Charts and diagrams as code

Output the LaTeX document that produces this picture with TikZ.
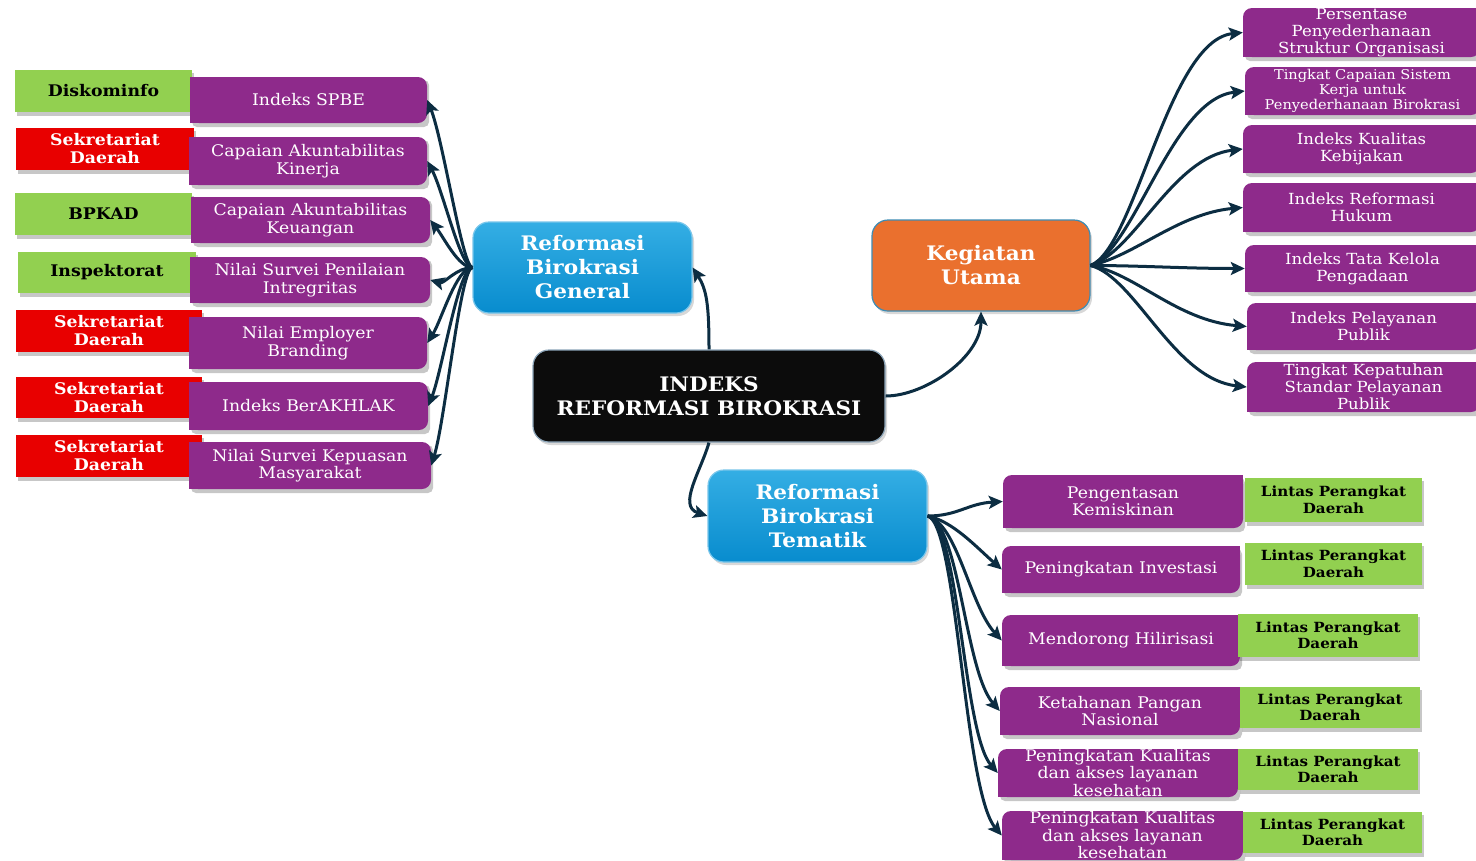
\documentclass[tikz,border=0pt]{standalone}
\usepackage{fontspec}
\setmainfont{DejaVu Serif}[FakeStretch=1.08]
\usetikzlibrary{arrows.meta,shadows}

\definecolor{mpurple}{RGB}{142,42,139}
\definecolor{mgreen}{RGB}{146,208,80}
\definecolor{mred}{RGB}{232,0,0}
\definecolor{btop}{RGB}{52,174,228}
\definecolor{bbot}{RGB}{8,140,206}
\definecolor{bedge}{RGB}{120,198,235}
\definecolor{morange}{RGB}{234,112,46}
\definecolor{oedge}{RGB}{62,140,180}
\definecolor{coreblk}{RGB}{12,12,12}
\definecolor{coreedge}{RGB}{140,165,185}
\definecolor{linkc}{RGB}{12,45,66}

\tikzset{
  ptxt/.style={text=white, align=center, inner sep=0pt, font=\fontsize{16}{17.5}\selectfont},
  rtxt/.style={text=white, align=center, inner sep=0pt, font=\fontsize{15.3}{17}\selectfont},
  stxt/.style={text=white, align=center, inner sep=0pt, font=\fontsize{13.5}{15}\selectfont},
  labtxt/.style={align=center, inner sep=0pt, font=\bfseries\fontsize{16}{18}\selectfont},
  gbox/.style={labtxt, fill=mgreen, text=black},
  rbox/.style={labtxt, fill=mred, text=white},
  lbox/.style={gbox, font=\bfseries\fontsize{14}{16.5}\selectfont},
  hub/.style={rounded corners=16pt, align=center, inner sep=0pt, text=white,
    font=\bfseries\fontsize{20}{24}\selectfont, line width=1.2pt,
    drop shadow={shadow xshift=2pt, shadow yshift=-3pt, opacity=0.3}},
  conn/.style={draw=linkc, line width=3pt, -{Stealth[length=14pt,width=13pt,inset=3pt]}}
}

% soft offset shadow under a box
\newcommand\shad[4]{\fill[black,opacity=0.22,rounded corners=5pt] (#1+2,#2+3) rectangle (#3+2,#4+4);}
% purple box with rounded right corners: name, x1, y1, x2, y2, text style, text
\newcommand\boxR[7]{%
  \shad{#2}{#3}{#4}{#5}
  \fill[mpurple,rounded corners=9pt] (#2,#3) rectangle (#4,#5);
  \fill[mpurple] (#2,#3) rectangle ({(#2+#4)/2},#5);
  \node[#6,minimum width=#4pt-#2pt,minimum height=#5pt-#3pt] (#1) at ({(#2+#4)/2},{(#3+#5)/2}) {#7};}
% purple box with rounded top-left and bottom-right corners
\newcommand\boxD[7]{%
  \shad{#2}{#3}{#4}{#5}
  \fill[mpurple,rounded corners=9pt] (#2,#3) rectangle (#4,#5);
  \fill[mpurple] ({(#2+#4)/2},#3) rectangle (#4,{(#3+#5)/2});
  \fill[mpurple] (#2,{(#3+#5)/2}) rectangle ({(#2+#4)/2},#5);
  \node[#6,minimum width=#4pt-#2pt,minimum height=#5pt-#3pt] (#1) at ({(#2+#4)/2},{(#3+#5)/2}) {#7};}
% flat label box: name, x1, y1, x2, y2, style, text
\newcommand\lab[7]{%
  \fill[black,opacity=0.22] (#2+2,#3+3) rectangle (#4+2,#5+4);
  \node[#6,minimum width=#4pt-#2pt,minimum height=#5pt-#3pt] (#1) at ({(#2+#4)/2},{(#3+#5)/2}) {#7};}

\begin{document}
\begin{tikzpicture}[x=1pt,y=-1pt]
\useasboundingbox (0,0) rectangle (1476,860);
\fill[white] (0,0) rectangle (1476,860);
\clip (0,0) rectangle (1476,860);

% ---------- left column: responsible units ----------
\lab{u1}{15}{70}{192}{112}{gbox}{Diskominfo}
\lab{u2}{16}{128}{194}{170}{rbox}{Sekretariat\\Daerah}
\lab{u3}{15}{193}{192}{235}{gbox}{BPKAD}
\lab{u4}{18}{252}{196}{293}{gbox}{Inspektorat}
\lab{u5}{16}{310}{202}{352}{rbox}{Sekretariat\\Daerah}
\lab{u6}{16}{377}{202}{418}{rbox}{Sekretariat\\Daerah}
\lab{u7}{16}{435}{202}{477}{rbox}{Sekretariat\\Daerah}

% ---------- left column: general indicators ----------
\boxR{spbe}{190}{77}{427}{123}{ptxt}{Indeks SPBE}
\boxR{akin}{189}{137}{427}{185}{ptxt}{Capaian Akuntabilitas\\Kinerja}
\boxR{akeu}{191}{197}{430}{243}{ptxt}{Capaian Akuntabilitas\\Keuangan}
\boxR{integ}{190}{257}{430}{303}{ptxt}{Nilai Survei Penilaian\\Intregritas}
\boxR{employ}{189}{317}{427}{369}{ptxt}{Nilai Employer\\Branding}
\boxR{akhlak}{189}{382}{428}{430}{ptxt}{Indeks BerAKHLAK}
\boxR{puas}{189}{442}{431}{489}{ptxt}{Nilai Survei Kepuasan\\Masyarakat}

% ---------- right column: main activities ----------
\boxD{persen}{1243}{8}{1480}{57}{rtxt}{Persentase\\Penyederhanaan\\Struktur Organisasi}
\boxD{tcap}{1245}{67}{1480}{115}{stxt}{Tingkat Capaian Sistem\\Kerja untuk\\Penyederhanaan Birokrasi}
\boxD{kual}{1243}{125}{1480}{173}{rtxt}{Indeks Kualitas\\Kebijakan}
\boxD{hukum}{1243}{183}{1480}{232}{rtxt}{Indeks Reformasi\\Hukum}
\boxD{tata}{1245}{245}{1480}{292}{rtxt}{Indeks Tata Kelola\\Pengadaan}
\boxD{pelay}{1247}{303}{1480}{350}{rtxt}{Indeks Pelayanan\\Publik}
\boxD{patuh}{1247}{362}{1480}{412}{rtxt}{Tingkat Kepatuhan\\Standar Pelayanan\\Publik}

% ---------- bottom: thematic indicators ----------
\boxD{miskin}{1003}{475}{1243}{528}{ptxt}{Pengentasan\\Kemiskinan}
\boxD{invest}{1002}{546}{1240}{593}{ptxt}{Peningkatan Investasi}
\boxD{hilir}{1002}{615}{1240}{666}{ptxt}{Mendorong Hilirisasi}
\boxD{pangan}{1000}{687}{1240}{735}{ptxt}{Ketahanan Pangan\\Nasional}
\boxD{sehatA}{998}{749}{1238}{797}{ptxt}{Peningkatan Kualitas\\dan akses layanan\\kesehatan}
\boxD{sehatB}{1002}{811}{1243}{860}{ptxt}{Peningkatan Kualitas\\dan akses layanan\\kesehatan}

\lab{l1}{1245}{478}{1422}{522}{lbox}{Lintas Perangkat\\Daerah}
\lab{l2}{1245}{543}{1422}{585}{lbox}{Lintas Perangkat\\Daerah}
\lab{l3}{1238}{614}{1418}{657}{lbox}{Lintas Perangkat\\Daerah}
\lab{l4}{1240}{687}{1420}{728}{lbox}{Lintas Perangkat\\Daerah}
\lab{l5}{1238}{749}{1418}{790}{lbox}{Lintas Perangkat\\Daerah}
\lab{l6}{1243}{812}{1422}{853}{lbox}{Lintas Perangkat\\Daerah}

% ---------- hubs ----------
\node[hub, top color=btop, bottom color=bbot, draw=bedge,
      minimum width=219pt, minimum height=91pt] (gen) at (582.5,267.5) {Reformasi\\Birokrasi\\General};
\node[hub, fill=morange, draw=oedge,
      minimum width=218pt, minimum height=91pt] (keg) at (981,265.5) {Kegiatan\\Utama};
\node[hub, top color=btop, bottom color=bbot, draw=bedge,
      minimum width=219pt, minimum height=92pt] (tem) at (817.5,516) {Reformasi\\Birokrasi\\Tematik};
\node[hub, fill=coreblk, draw=coreedge,
      minimum width=352pt, minimum height=92pt] (core) at (709,396) {INDEKS\\REFORMASI BIROKRASI};

% ---------- connectors ----------
\draw[conn] (core.north) .. controls +(0,-45) and +(14,22) .. (gen.east);
\draw[conn] (core.east) .. controls +(40,0) and +(0,45) .. (keg.south);
\draw[conn] (core.south) .. controls +(-8,28) and +(-30,-10) .. (tem.west);

\draw[conn] (gen.west) .. controls +(-10,0) and +(16,40) .. (spbe.east);
\draw[conn] (gen.west) .. controls +(-12,0) and +(16,30) .. (akin.east);
\draw[conn] (gen.west) .. controls +(-14,0) and +(14,18) .. (akeu.east);
\draw[conn] (gen.west) .. controls +(-16,0) and +(14,4) .. (integ.east);
\draw[conn] (gen.west) .. controls +(-16,0) and +(14,-22) .. (employ.east);
\draw[conn] (gen.west) .. controls +(-14,0) and +(14,-35) .. (akhlak.east);
\draw[conn] (gen.west) .. controls +(-12,0) and +(14,-45) .. (puas.east);

\draw[conn] (keg.east) .. controls +(45,-18) and +(-75,8) .. (persen.west);
\draw[conn] (keg.east) .. controls +(45,-18) and +(-73,8) .. (tcap.west);
\draw[conn] (keg.east) .. controls +(45,-15) and +(-70,8) .. (kual.west);
\draw[conn] (keg.east) .. controls +(45,-10) and +(-65,6) .. (hukum.west);
\draw[conn] (keg.east) .. controls +(50,0) and +(-60,0) .. (tata.west);
\draw[conn] (keg.east) .. controls +(45,8) and +(-70,-6) .. (pelay.west);
\draw[conn] (keg.east) .. controls +(45,12) and +(-73,-8) .. (patuh.west);

\draw[conn] (tem.east) .. controls +(30,0) and +(-35,2) .. (miskin.west);
\draw[conn] (tem.east) .. controls +(25,5) and +(-25,-22) .. (invest.west);
\draw[conn] (tem.east) .. controls +(30,8) and +(-32,-35) .. (hilir.west);
\draw[conn] (tem.east) .. controls +(32,8) and +(-35,-40) .. (pangan.west);
\draw[conn] (tem.east) .. controls +(32,8) and +(-35,-40) .. (sehatA.west);
\draw[conn] (tem.east) .. controls +(30,8) and +(-38,-45) .. (sehatB.west);
\end{tikzpicture}
\end{document}
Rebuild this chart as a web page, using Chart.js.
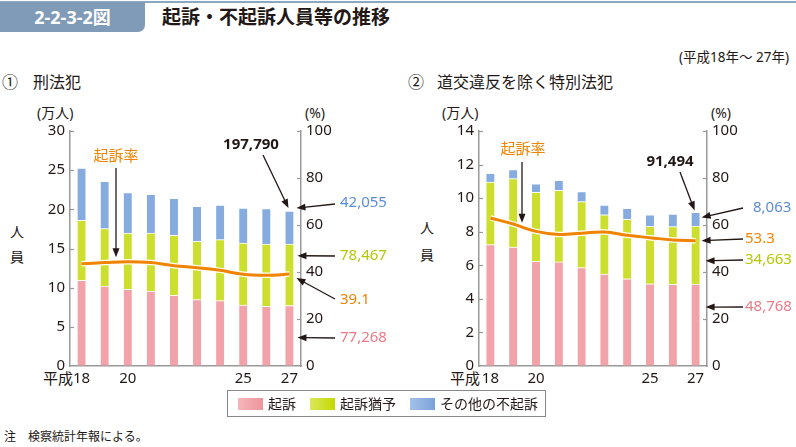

**WHAT YOU WILL DO:** Read through the entries and copy each line in which "with" appears.

**THE COMPLETED TASK:**
Output the LaTeX document that produces this picture with TikZ.
% purple box with rounded right corners: name, x1, y1, x2, y2, text style, text
% purple box with rounded top-left and bottom-right corners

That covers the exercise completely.